East Coast post-jamband indie rock quintet Lake Trout was supposed
to play a free early show Friday night (10/10) at the Echo in Echo Park,
a hipster/gangster neighborhood of Los Angeles, but as I arrived, the
band was standing outside the locked front door, waiting
for…something. This is not atypical for the Echo, one in a long list
of poorly-run "rock clubs" in LA, but the wait does provide the
necessary metaphor that will return clumsily to close this review. I
didn't see Lake Trout that night because the bookers at the Echo
apparently decided at the last minute to add the band to their
late-night lineup and charge $10, which is ten whole dollars more than I
was able to contribute on Friday.

Luckily, I got another chance on Monday (10/13) to see the Trout
for free, as the band got the plum 10pm slot at the venerable Spaceland
of Dreams, anchor of LA's "boho" Silverlake neighborhood. Monday nights
at Spaceland are always free and generally well-attended, since most
music fans living in Los Angeles are in struggling bands themselves and
will shell out up to zero dollars for live music, except when said music
has been seriously hyped, is seriously stylish, is from NYC or
Scandinavia (seriously!), is seriously devoid of substance, and is
presented in a serious and self-important manner. Governor-elect
Schwarzeneggar wouldn't have it any other way.

So Lake Trout got to play to a packed house of eastside LA
scenesters, westside LA "industry types" (more than I usually see on
these nights, leading me to believe that Lake Trout have blipped onto
the radar of the promoters of the "rock revival"), and other people I
frustratingly cannot currently label. To make it easier on the crowd,
Spaceland, like many other clubs, has a built-in invisible barrier that
can be lowered to protect the band and audience from unnecessary
interaction (despite any attempts at such), and it was in full force on
Monday. I confess that although I've seen them several times (all at
festivals, except once opening for Oysterhead in some fallout shelter in
Camden, NJ), I don't know any Lake Trout songs and don't particularly
love the band. Song-based, not jam-based. The guitarist
who used to over-emote has turned it down a notch and was emoting
correctly. But I didn't love it, except for a fierce instrumental that I
obviously don't know the name of but is allowed to sit at the adults
table at the modern-prog-rock Thanksgiving.

Despite my general jaded ambivalence (de rigeur for an unsuccesful musician),
I could definitely detect a serious disconnect between the rhythmic pulsating
music coming from the stage and the staid rigidity of the crowd. Lake Trout were
not jamming (did they ever?
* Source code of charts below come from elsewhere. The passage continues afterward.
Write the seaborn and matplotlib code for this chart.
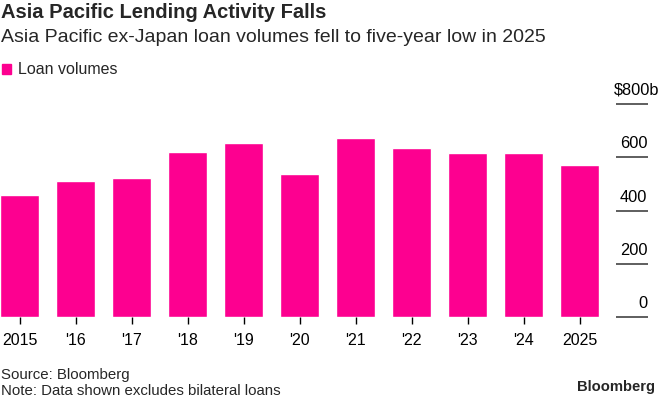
import matplotlib
matplotlib.use("Agg")
import matplotlib.pyplot as plt
import matplotlib.transforms as mtransforms
from matplotlib.patches import Patch
import pandas as pd
import seaborn as sns

# data
years = ["2015", "'16", "'17", "'18", "'19", "'20", "'21", "'22", "'23", "'24", "2025"]
loan_volumes = [458, 511, 521, 619, 652, 537, 673, 635, 618, 616, 571]
y_ticks = [0, 200, 400, 600, 800]
y_tick_labels = ["0", "200", "400", "600", "$800b"]

MAGENTA = "#fd0090"
W, H = 660, 401

sns.set_theme(style="white")
plt.rcParams["font.family"] = ["Liberation Sans", "DejaVu Sans"]

df = pd.DataFrame({"year": years, "volume": loan_volumes})

fig = plt.figure(figsize=(W / 100, H / 100), dpi=100)
# axes placed in pixel terms: bars span x 0..599, baseline at y=317, 800 at y=104
ax = fig.add_axes([0, 1 - 317.3 / H, 599.2 / W, (317.3 - 104) / H])

sns.barplot(data=df, x="year", y="volume", color=MAGENTA, saturation=1,
            width=0.7, ax=ax)
ax.set_xlim(-0.35, len(years) - 0.65)
ax.set_ylim(0, 800)
ax.set_xlabel("")
ax.set_ylabel("")
for s in ax.spines.values():
    s.set_visible(False)
ax.set_yticks([])
ax.tick_params(axis="x", bottom=True, length=5, width=1, color="black",
               labelsize=11.5, pad=6, labelcolor="black")

# right-hand value scale: short rules with labels sitting above them
trans = mtransforms.blended_transform_factory(fig.transFigure, ax.transData)
ax.hlines(y_ticks, 615.5 / W, 647.5 / W, transform=trans, colors="#333333",
          lw=1.1, clip_on=False)
px = 800 / 213.3  # data units per pixel
for v, lab in zip(y_ticks, y_tick_labels):
    xr = 659 / W if lab.startswith("$") else 647.5 / W
    ax.text(xr, v + 9 * px, lab, transform=trans, ha="right",
            va="baseline", fontsize=11.8, color="black", clip_on=False)

fig.text(1 / W, 1 - 13 / H, "Asia Pacific Lending Activity Falls",
         fontsize=14.5, fontweight="bold", va="center", ha="left")
fig.text(1 / W, 1 - 38 / H,
         "Asia Pacific ex-Japan loan volumes fell to five-year low in 2025",
         fontsize=14, va="center", ha="left")

fig.legend(handles=[Patch(color=MAGENTA, label="Loan volumes")],
           loc="center left", bbox_to_anchor=(0.003, 1 - 70 / H),
           frameon=False, fontsize=11.5, handlelength=0.55, handleheight=0.55,
           handletextpad=0.45, borderpad=0, borderaxespad=0)

fig.text(1 / W, 1 - 375 / H, "Source: Bloomberg", fontsize=10.8,
         va="center", ha="left")
fig.text(1 / W, 1 - 391 / H, "Note: Data shown excludes bilateral loans",
         fontsize=10.8, va="center", ha="left")
fig.text(655 / W, 1 - 387 / H, "Bloomberg", fontsize=10.6,
         fontweight="bold", va="center", ha="right")

fig.savefig("out.png", dpi=100)
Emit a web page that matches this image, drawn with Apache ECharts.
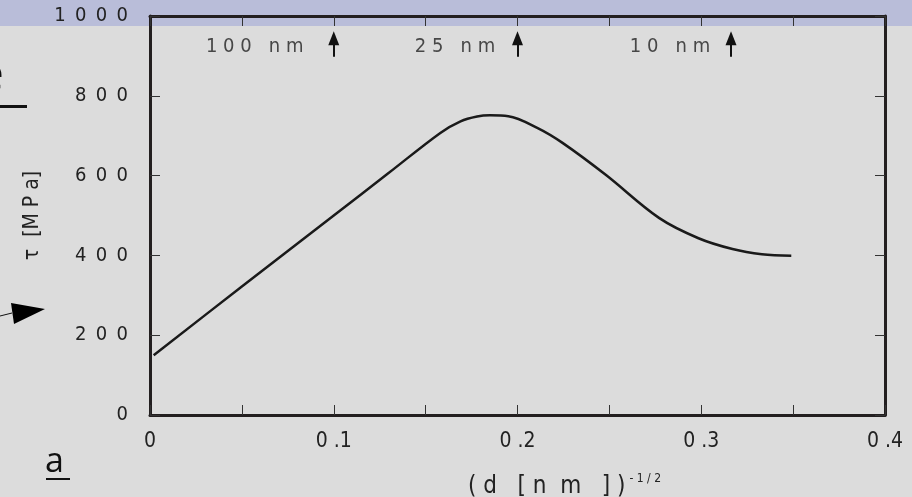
<!DOCTYPE html>
<html>
<head>
<meta charset="utf-8">
<script src="https://cdn.jsdelivr.net/npm/echarts@6/dist/echarts.min.js"></script>
<style>
  html, body { margin: 0; padding: 0; background: #dcdcdc; }
  #chart { width: 912px; height: 497px; }
</style>
</head>
<body>
<div id="chart"></div>
<script>
// curve
const xVals = [0.002, 0.05, 0.1, 0.13, 0.158, 0.169, 0.178, 0.185, 0.195, 0.211, 0.2245, 0.248, 0.277, 0.2985, 0.317, 0.333, 0.349];
const tauVals = [150, 322, 500, 607, 707, 736, 748, 751, 749, 719, 682, 602, 494, 443, 416, 403, 399];

// grain size markers at the top
const noteLabels = ['1 0 0   n m', '2 5   n m', '1 0   n m'];
const noteX = [0.057, 0.166, 0.283];
const arrowX = [0.1, 0.2, 0.3162];
const noteY = 922;
const arrowFrom = 898;
const arrowTo = 944;

const font = "'DejaVu Sans Condensed', sans-serif";

var chart = echarts.init(document.getElementById('chart'));

// box axis shared bits
function boxAxis(extra) {
  return Object.assign({
    type: 'value',
    axisLine: { show: true, onZero: false, lineStyle: { color: '#231f20', width: 3 } },
    axisTick: { inside: true, length: 10, lineStyle: { color: '#333', width: 1 } },
    splitLine: { show: false }
  }, extra);
}

var option = {
  backgroundColor: '#dcdcdc',
  animation: false,
  grid: { left: 150, right: 27, top: 16, bottom: 82, outerBoundsMode: 'none' },
  graphic: [
    // blue band at top of the slide
    { type: 'rect', z: -10, shape: { x: 0, y: 0, width: 912, height: 26 }, style: { fill: '#b9bdd9' } },
    // leftovers of the slide at the left edge
    { type: 'text', x: -23, y: 52, style: { text: 'e', font: '48px "Open Sans"', fill: '#111' } },
    { type: 'rect', shape: { x: 0, y: 105, width: 27, height: 3 }, style: { fill: '#111' } },
    { type: 'line', shape: { x1: 0, y1: 316, x2: 12, y2: 313 }, style: { stroke: '#111', lineWidth: 1 } },
    { type: 'polygon', shape: { points: [[11, 303], [45, 309], [14, 324]] }, style: { fill: '#000' } },
    { type: 'text', x: 45, y: 445, style: { text: 'a', font: '34px "Open Sans"', fill: '#111' } },
    { type: 'rect', shape: { x: 46, y: 478, width: 24, height: 2 }, style: { fill: '#111' } }
  ],
  xAxis: [
    boxAxis({
      min: 0, max: 0.4, interval: 0.05, position: 'bottom',
      name: '( d   [ n  m   ] ){sup|- 1 / 2}',
      nameLocation: 'middle', nameGap: 58,
      nameTextStyle: {
        fontFamily: font, fontSize: 24, color: '#222', padding: [0, 0, 0, 94],
        rich: { sup: { fontFamily: font, fontSize: 12, color: '#222', verticalAlign: 'top', padding: [0, 0, 16, 4] } }
      },
      axisLabel: {
        margin: 16, fontFamily: font, fontSize: 21, color: '#222',
        formatter: function (v) {
          var k = Math.round(v * 100);
          if (k % 10 !== 0) return '';
          return k === 0 ? '0' : '0 .' + (k / 10);
        }
      }
    }),
    boxAxis({
      min: 0, max: 0.4, interval: 0.05, position: 'top',
      axisLabel: { show: false }
    })
  ],
  yAxis: [
    boxAxis({
      min: 0, max: 1000, interval: 200, position: 'left',
      name: 'τ  [M P a]',
      nameLocation: 'middle', nameGap: 106, nameRotate: 90,
      nameTextStyle: { fontFamily: font, fontSize: 21, color: '#222' },
      axisLabel: {
        margin: 22, fontFamily: font, fontSize: 20, color: '#222',
        formatter: function (v) { return String(v).split('').join(' \u2009'); }
      }
    }),
    boxAxis({
      min: 0, max: 1000, interval: 200, position: 'right',
      axisLabel: { show: false }
    })
  ],
  series: [
    {
      type: 'line',
      data: xVals.map(function (x, i) { return [x, tauVals[i]]; }),
      smooth: 0.35,
      showSymbol: false,
      lineStyle: { color: '#1a1a1a', width: 2.5 }
    },
    {
      type: 'scatter',
      symbolSize: 0,
      data: noteX.map(function (x, i) { return { value: [x, noteY], name: noteLabels[i] }; }),
      label: {
        show: true, position: 'inside', formatter: '{b}',
        fontFamily: font, fontSize: 20, color: '#222'
      },
      markLine: {
        silent: true,
        symbol: ['none', 'triangle'],
        symbolSize: [11, 14],
        label: { show: false },
        lineStyle: { color: '#111', width: 2, type: 'solid' },
        data: arrowX.map(function (x) { return [{ coord: [x, arrowFrom] }, { coord: [x, arrowTo] }]; })
      }
    }
  ]
};

chart.setOption(option);
</script>
</body>
</html>
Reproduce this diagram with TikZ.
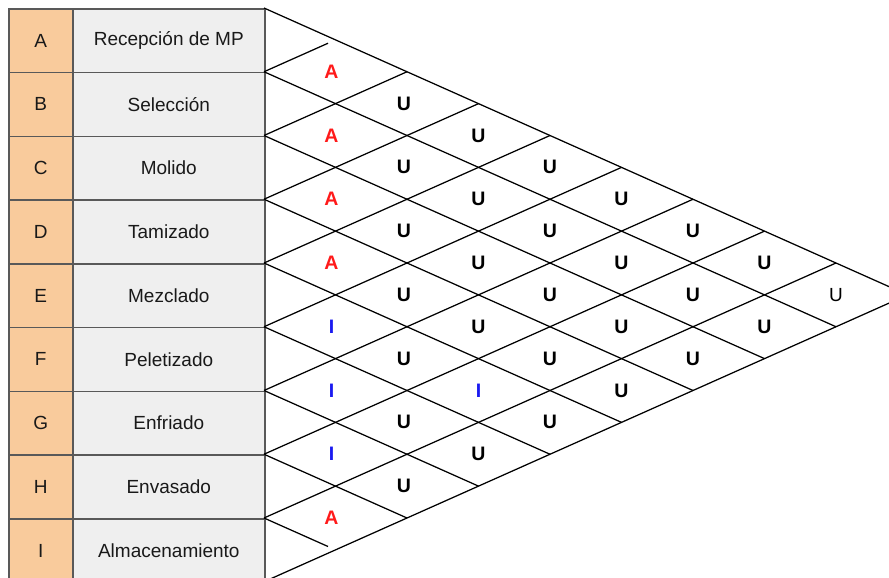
\documentclass[tikz,border=0pt]{standalone}
\usepackage{fontspec}
\setmainfont{Liberation Sans}
\definecolor{orangecell}{HTML}{F9CB9C}
\definecolor{graycell}{HTML}{EFEFEF}
\definecolor{cellborder}{HTML}{595959}
\definecolor{colA}{HTML}{FF1A1A}
\definecolor{colI}{HTML}{1A1AF0}
\begin{document}
\begin{tikzpicture}[x=1pt,y=-1pt,
  cellbase/.style={draw=cellborder,line width=1.6pt,minimum height=63.75pt,inner sep=0pt,anchor=north west,font=\fontsize{19}{22}\selectfont,text=black!90},
  letcell/.style={cellbase,fill=orangecell,minimum width=64pt},
  namecell/.style={cellbase,fill=graycell,minimum width=192pt},
  latt/.style={draw=black,line width=1.25pt},
  lblbase/.style={inner sep=0pt,font=\fontsize{19.5}{22}\selectfont\bfseries},
  lblA/.style={lblbase,text=colA},
  lblI/.style={lblbase,text=colI},
  lblU/.style={lblbase,text=black},
  lblUthin/.style={inner sep=0pt,font=\fontsize{19}{22}\selectfont,text=black}]
\useasboundingbox (0,0) rectangle (889,578);
\def\dx{71.5}
\def\hh{63.75}
% table
\foreach [count=\r from 0] \l/\t in {A/Recepción de MP,B/Selección,C/Molido,D/Tamizado,E/Mezclado,F/Peletizado,G/Enfriado,H/Envasado,I/Almacenamiento}{
  \node[letcell] (let\l) at (8,{8+\r*\hh}) {\l};
  \node[namecell] (name\l) at (72,{8+\r*\hh}) {\t};
}
% lattice: down-right lines
\foreach \m in {0,...,7}
  \draw[latt] (264,{8+\m*\hh}) -- ++({(9-\m)*\dx},{(9-\m)*\hh/2});
\draw[latt] (264,{8+8*\hh}) -- ++(64,28.5);
% lattice: up-right lines
\foreach \m in {2,...,9}
  \draw[latt] (264,{8+\m*\hh}) -- ++({\m*\dx},{-\m*\hh/2});
\draw[latt] (264,{8+\hh}) -- ++(64,-28.5);
% relationship labels
\foreach \i/\j/\s/\t in {0/1/A/A,1/2/A/A,2/3/A/A,3/4/A/A,4/5/I/I,5/6/I/I,6/7/I/I,7/8/A/A,
  0/2/U/U,1/3/U/U,2/4/U/U,3/5/U/U,4/6/U/U,5/7/U/U,6/8/U/U,
  0/3/U/U,1/4/U/U,2/5/U/U,3/6/U/U,4/7/I/I,5/8/U/U,
  0/4/U/U,1/5/U/U,2/6/U/U,3/7/U/U,4/8/U/U,
  0/5/U/U,1/6/U/U,2/7/U/U,3/8/U/U,
  0/6/U/U,1/7/U/U,2/8/U/U,
  0/7/U/U,1/8/U/U,
  0/8/Uthin/U}
  \node[lbl\s] (rel\i\j) at ({264+(\j-\i)*\dx-(\j-\i==1)*4-(\j-\i==2)*3},{8+((\i+\j)/2+0.5)*\hh}) {\t};
\end{tikzpicture}
\end{document}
I don't remember), but they were playing
obviously progressive danceable music passionately to a crowd that an
outside observer might guess was solemnly enjoying a museum lecture.
I can't fault the Trout, because they are clearly
much better and more progressive than almost all the bands I see as a
denizen of the Los Angeles rock "underground". The crowd clearly didn't
know what to do with them, perhaps since they weren't wearing matching
suits or haven't been featured on Pitchfork. As is usual in LA,
everybody was waiting for somebody else to tell them that the band was
cool, that they were allowed to enjoy them. Having not gotten that
information, individual Angelenos were left motionless, staring at the
stage, waiting for the headliner (some industry band, of course).